§ AIM OF THE EXERCISE:
It is required that the lines from the top of the listing through the line with "import numpy as np" be reproduced exactly, excluding pictures.

** start **

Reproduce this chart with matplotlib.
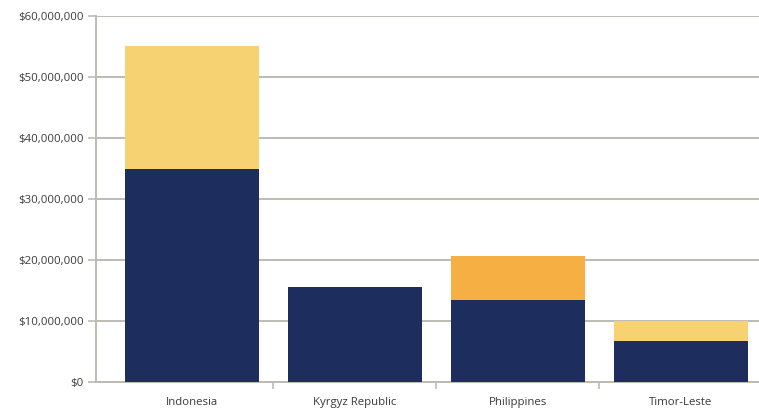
"""
Stacked funding bars by country.
"""
import matplotlib
matplotlib.use('Agg')
import matplotlib.pyplot as plt
import matplotlib.ticker as mticker
import numpy as np

countries = ['Indonesia', 'Kyrgyz Republic', 'Philippines', 'Timor-Leste']
base_funds = [34.9e6, 15.6e6, 13.4e6, 6.7e6]
yellow_funds = [20.2e6, 0, 0, 3.3e6]
orange_funds = [0, 0, 7.2e6, 0]

NAVY = '#1C2D5E'
YELLOW = '#F7D272'
ORANGE = '#F5AF42'
GRID = '#BDBBB1'
TEXT = '#3A3A3A'

plt.rcParams['font.family'] = ['Open Sans', 'DejaVu Sans']

fig = plt.figure(figsize=(7.59, 4.08), dpi=100)
ax = fig.add_axes([0.1265, 0.0645, 0.8735, 0.8965])

x = np.arange(len(countries))
w = 0.82
base = np.array(base_funds)
ax.bar(x, base, w, color=NAVY, zorder=3)
ax.bar(x, yellow_funds, w, bottom=base, color=YELLOW, zorder=3)
ax.bar(x, orange_funds, w, bottom=base + np.array(yellow_funds), color=ORANGE, zorder=3)

ax.set_ylim(0, 60e6)
ax.set_xlim(-0.589, 3.48)
ax.yaxis.set_major_locator(mticker.MultipleLocator(10e6))
ax.yaxis.set_major_formatter(mticker.FuncFormatter(lambda v, _: f'${v:,.0f}'))
ax.grid(axis='y', color=GRID, linewidth=1.4, zorder=0)

ax.set_xticks(x)
ax.set_xticklabels(countries)
ax.set_xticks([0.5, 1.5, 2.5], minor=True)
ax.tick_params(axis='x', which='major', length=0, pad=11, labelsize=8.2, colors=TEXT)
ax.tick_params(axis='x', which='minor', length=5, width=1.2, color=GRID)
ax.tick_params(axis='y', length=6, width=1.2, color=GRID, pad=3, labelsize=8.2, labelcolor=TEXT)

for s in ['top', 'right']:
    ax.spines[s].set_visible(False)
ax.spines['left'].set_color(GRID)
ax.spines['left'].set_linewidth(1.4)
ax.spines['bottom'].set_color(GRID)
ax.spines['bottom'].set_linewidth(1.4)

fig.savefig('out.png', dpi=100)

** end **

§ FINISHED TASK:
Reproduce this chart with matplotlib.
"""
Stacked funding bars by country.
"""
import matplotlib
matplotlib.use('Agg')
import matplotlib.pyplot as plt
import matplotlib.ticker as mticker
import numpy as np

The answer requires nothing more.